En 2016, bien que le territoire du côté azerbaïdjanais du fleuve soit toujours sous contrôle arménien, l'Azerbaïdjan et l'Iran ont discrètement signé un accord sur la poursuite de la construction. Aujourd'hui, les responsables azerbaïdjanais affirment que les centrales seront achevées d'ici 2024 et que l'Iran et l'Azerbaïdjan se partageront l'électricité produite à parts égales.

Le renouvellement de l'hydroélectricité fait partie de ce que le gouvernement azerbaïdjanais appelle une zone d'énergie verte dans les territoires qu'il vient de reprendre. « Nous menons des travaux sur des centrales hydroélectriques et de nombreuses petites centrales hydroélectriques au Karabakh », a déclaré le ministre de l'Énergie, Parviz Shahbazov, aux journalistes en mai, précisant que des travaux sont également en cours pour construire des capacités d'énergie éolienne et solaire : « Nous avons l'intention d'approvisionner la région du Karabagh en électricité grâce à des sources d'énergie verte en général ».
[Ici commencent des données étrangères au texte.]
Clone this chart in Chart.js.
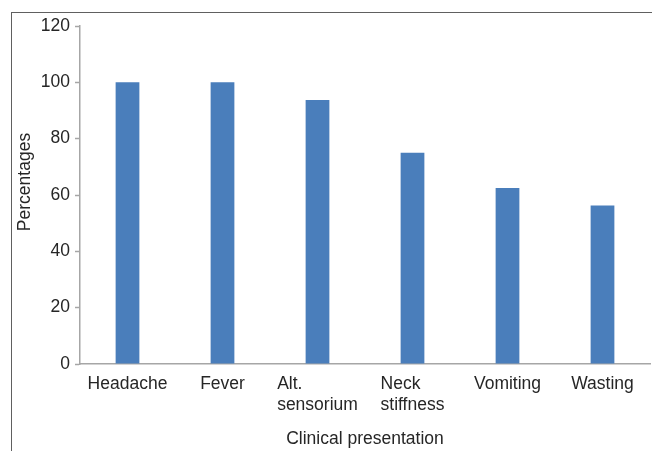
<!DOCTYPE html>
<html>
<head>
<meta charset="utf-8">
<script src="https://cdn.jsdelivr.net/npm/chart.js@4.4.1/dist/chart.umd.min.js"></script>
<style>
  html, body { margin: 0; padding: 0; background: #fff; }
  #wrap { position: relative; width: 652px; height: 451px; }
  #frame { position: absolute; left: 11px; top: 12px; right: 0; bottom: 0;
           border-left: 1.5px solid #606060; border-top: 1.5px solid #606060; pointer-events: none; }
</style>
</head>
<body>
<div id="wrap">
  <canvas id="chart" width="652" height="451"></canvas>
  <div id="frame"></div>
</div>
<script>
// data
const categories = [['Headache'], ['Fever'], ['Alt.', 'sensorium'], ['Neck', 'stiffness'], ['Vomiting'], ['Wasting']];
const percentages = [100, 100, 93.75, 75, 62.5, 56.25];
const yTicks = [0, 20, 40, 60, 80, 100, 120];
const yTitle = 'Percentages';

const FONT = 'Arial, "Liberation Sans", sans-serif';
const SIZE = 17.5;
const textColor = '#262626';
const axisColor = '#a6a6a6';

// x labels: lines left aligned, block centered under the bar
// y title: sits a bit above the axis middle, like the original
const customText = {
  id: 'customText',
  afterDraw(chart) {
    const ctx = chart.ctx;
    const x = chart.scales.x;
    const y = chart.scales.y;
    ctx.save();
    ctx.font = SIZE + 'px ' + FONT;
    ctx.fillStyle = textColor;
    ctx.textBaseline = 'top';
    ctx.textAlign = 'left';
    categories.forEach((lines, i) => {
      const w = Math.max(...lines.map(l => ctx.measureText(l).width));
      const left = x.getPixelForTick(i) - w / 2;
      lines.forEach((l, j) => ctx.fillText(l, left, x.top + 11 + j * 21));
    });
    ctx.translate(25, (y.top + y.bottom) / 2 - 13);
    ctx.rotate(-Math.PI / 2);
    ctx.textAlign = 'center';
    ctx.textBaseline = 'middle';
    ctx.fillText(yTitle, 0, 0);
    ctx.restore();
  }
};

new Chart(document.getElementById('chart'), {
  type: 'bar',
  data: {
    labels: categories,
    datasets: [{
      data: percentages,
      backgroundColor: '#4a7ebb',
      borderWidth: 0,
      barPercentage: 0.25,
      categoryPercentage: 1
    }]
  },
  options: {
    responsive: false,
    animation: false,
    layout: { padding: { left: 12, top: 26, right: 2, bottom: 1 } },
    plugins: { legend: { display: false }, tooltip: { enabled: false } },
    scales: {
      x: {
        grid: { display: false },
        border: { color: axisColor, width: 1.5 },
        ticks: { color: 'rgba(0,0,0,0)', font: { size: SIZE, family: FONT }, maxRotation: 0, padding: 8 },
        title: { display: true, text: 'Clinical presentation', color: textColor,
                 font: { size: SIZE, family: FONT }, padding: { top: 6, bottom: 0 } },
        afterFit(scale) { scale.height = 86; }
      },
      y: {
        min: 0, max: 120,
        afterBuildTicks(scale) { scale.ticks = yTicks.map(v => ({ value: v })); },
        grid: { drawOnChartArea: false, drawTicks: true, tickLength: 5, tickColor: axisColor, tickWidth: 1.5 },
        border: { color: axisColor, width: 1.5 },
        ticks: { color: textColor, font: { size: SIZE, family: FONT }, padding: 5 },
        title: { display: false },
        afterFit(scale) { scale.width = 68; }
      }
    }
  },
  plugins: [customText]
});
</script>
</body>
</html>
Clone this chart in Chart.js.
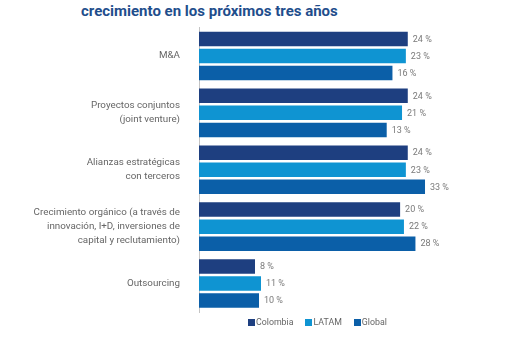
<!DOCTYPE html>
<html lang="es">
<head>
<meta charset="utf-8">
<title>Estrategias de crecimiento</title>
<script src="https://cdn.jsdelivr.net/npm/chart.js@4/dist/chart.umd.min.js"></script>
<style>
  html, body { margin: 0; padding: 0; background: #ffffff; }
  #wrap { position: relative; width: 512px; height: 341px; overflow: hidden; }
  #title {
    position: absolute; left: 81px; top: 4px;
    font: bold 15px Roboto, "Liberation Sans", sans-serif; line-height: 15px;
    color: #1f4e8c; white-space: nowrap;
  }
  #legend {
    position: absolute; left: 248px; top: 317px;
    display: flex; align-items: center;
    font: 8.8px Roboto, "Liberation Sans", sans-serif; color: #666;
  }
  #legend .item { display: flex; align-items: center; margin-right: 12px; }
  #legend .box { width: 7px; height: 7px; margin-right: 1px; }
  canvas { position: absolute; left: 0; top: 0; }
</style>
</head>
<body>
<div id="wrap">
  <div id="title">crecimiento en los próximos tres años</div>
  <canvas id="chart" width="512" height="341"></canvas>
  <div id="legend"></div>
</div>
<script>
// Strategies (category axis)
const categories = [
  'M&A',
  ['Proyectos conjuntos', '(joint venture)'],
  ['Alianzas estratégicas', 'con terceros'],
  ['Crecimiento orgánico (a través de', 'innovación, I+D, inversiones de', 'capital y reclutamiento)'],
  'Outsourcing'
];

// Share of respondents (%) per region
const colombia = [24, 24, 24, 20, 8];
const latam    = [23, 21, 23, 22, 11];
const global   = [16, 13, 33, 28, 10];

const seriesNames  = ['Colombia', 'LATAM', 'Global'];
const seriesColors = ['#1e3f80', '#0f94d2', '#0b5fa8'];
const seriesValues = [colombia, latam, global];

// The long bars are drawn on a broken (offset) axis; the short
// "Outsourcing" group uses its own value axis.
const SHORT_GROUP = categories.length - 1;
const MAIN_MIN = -85, MAIN_MAX = 45;
const SHORT_MIN = -20, SHORT_MAX = 104.5;

const datasets = [];
seriesValues.forEach((vals, s) => {
  datasets.push({
    label: seriesNames[s],
    data: vals.map((v, i) => i === SHORT_GROUP ? null : v),
    backgroundColor: seriesColors[s],
    xAxisID: 'x',
    base: MAIN_MIN
  });
});
seriesValues.forEach((vals, s) => {
  datasets.push({
    label: seriesNames[s],
    data: vals.map((v, i) => i === SHORT_GROUP ? v : null),
    backgroundColor: seriesColors[s],
    xAxisID: 'x2',
    base: SHORT_MIN
  });
});

// Percentage labels to the right of each bar
const valueLabels = {
  id: 'valueLabels',
  afterDatasetsDraw(chart) {
    const ctx = chart.ctx;
    ctx.save();
    ctx.font = '9px Roboto, "Liberation Sans", sans-serif';
    ctx.fillStyle = '#7a7a7a';
    ctx.textAlign = 'left';
    ctx.textBaseline = 'middle';
    chart.data.datasets.forEach((ds, di) => {
      const meta = chart.getDatasetMeta(di);
      meta.data.forEach((bar, i) => {
        const v = ds.data[i];
        if (v === null || v === undefined) return;
        ctx.fillText(v + ' %', bar.x + 5, bar.y + 0.5);
      });
    });
    ctx.restore();
  }
};

const chart = new Chart(document.getElementById('chart'), {
  type: 'bar',
  data: { labels: categories, datasets },
  options: {
    indexAxis: 'y',
    responsive: false,
    animation: false,
    devicePixelRatio: 1,
    skipNull: true,
    categoryPercentage: 0.9,
    barPercentage: 0.85,
    borderWidth: 0,
    layout: { padding: { top: 27.5, bottom: 29, left: 0, right: 64 } },
    plugins: {
      legend: { display: false },
      tooltip: { enabled: false },
      title: { display: false }
    },
    scales: {
      x:  { type: 'linear', min: MAIN_MIN,  max: MAIN_MAX,  display: false },
      x2: { type: 'linear', axis: 'x', min: SHORT_MIN, max: SHORT_MAX, display: false },
      y: {
        grid: { display: false },
        border: { display: true, color: '#c4c4c4', width: 1 },
        ticks: {
          padding: 11,
          color: '#666666',
          font: { family: 'Roboto, "Liberation Sans", sans-serif', size: 9.8, lineHeight: 1.4 }
        },
        afterFit(scale) { scale.width = 199; }
      }
    }
  },
  plugins: [valueLabels]
});

// Legend: one entry per region
const legend = document.getElementById('legend');
seriesNames.forEach((name, s) => {
  const item = document.createElement('div');
  item.className = 'item';
  const box = document.createElement('span');
  box.className = 'box';
  box.style.background = seriesColors[s];
  const txt = document.createElement('span');
  txt.textContent = name;
  item.appendChild(box);
  item.appendChild(txt);
  legend.appendChild(item);
});
</script>
</body>
</html>
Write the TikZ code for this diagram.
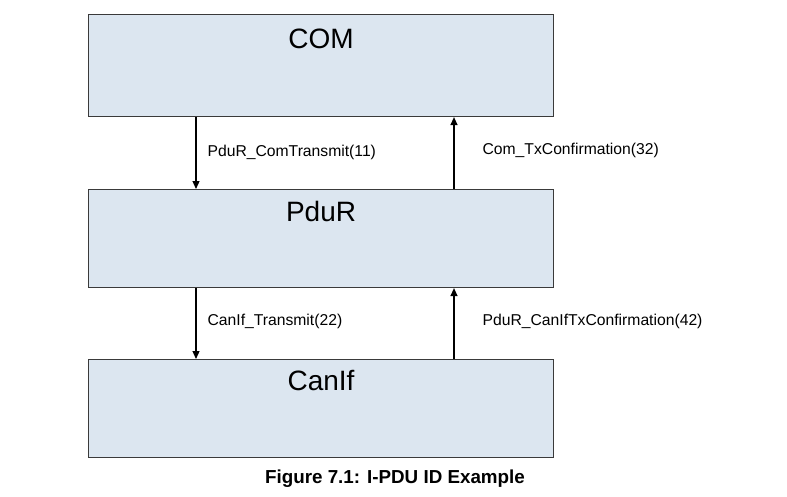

Pendant ce temps, les responsables du Haut-Karabakh cherchent à savoir comment faire face à leur nouveau déficit énergétique. Les autorités construisent une nouvelle centrale solaire de 1 mégawatt à Haterk, dans la région de Martakert, a déclaré le ministre de l'Énergie, M. Tovmasyan. Cette centrale viendrait compléter une autre centrale de 4 mégawatts déjà en service.

Et ils misent aussi sur l'hydroélectricité. Une centrale de 17,6 mégawatts est en construction à Getavan, dans la région de Martakert, et une deuxième centrale de 25 mégawatts est prévue dans la région de Sarsang-Mataghis, a déclaré M. Harutyunyan, le dirigeant de facto, lors d'une session du gouvernement à laquelle participait également le Premier ministre arménien Nikol Pachinyan. « Si cela se produit, nous pouvons devenir autosuffisants », a-t-il déclaré.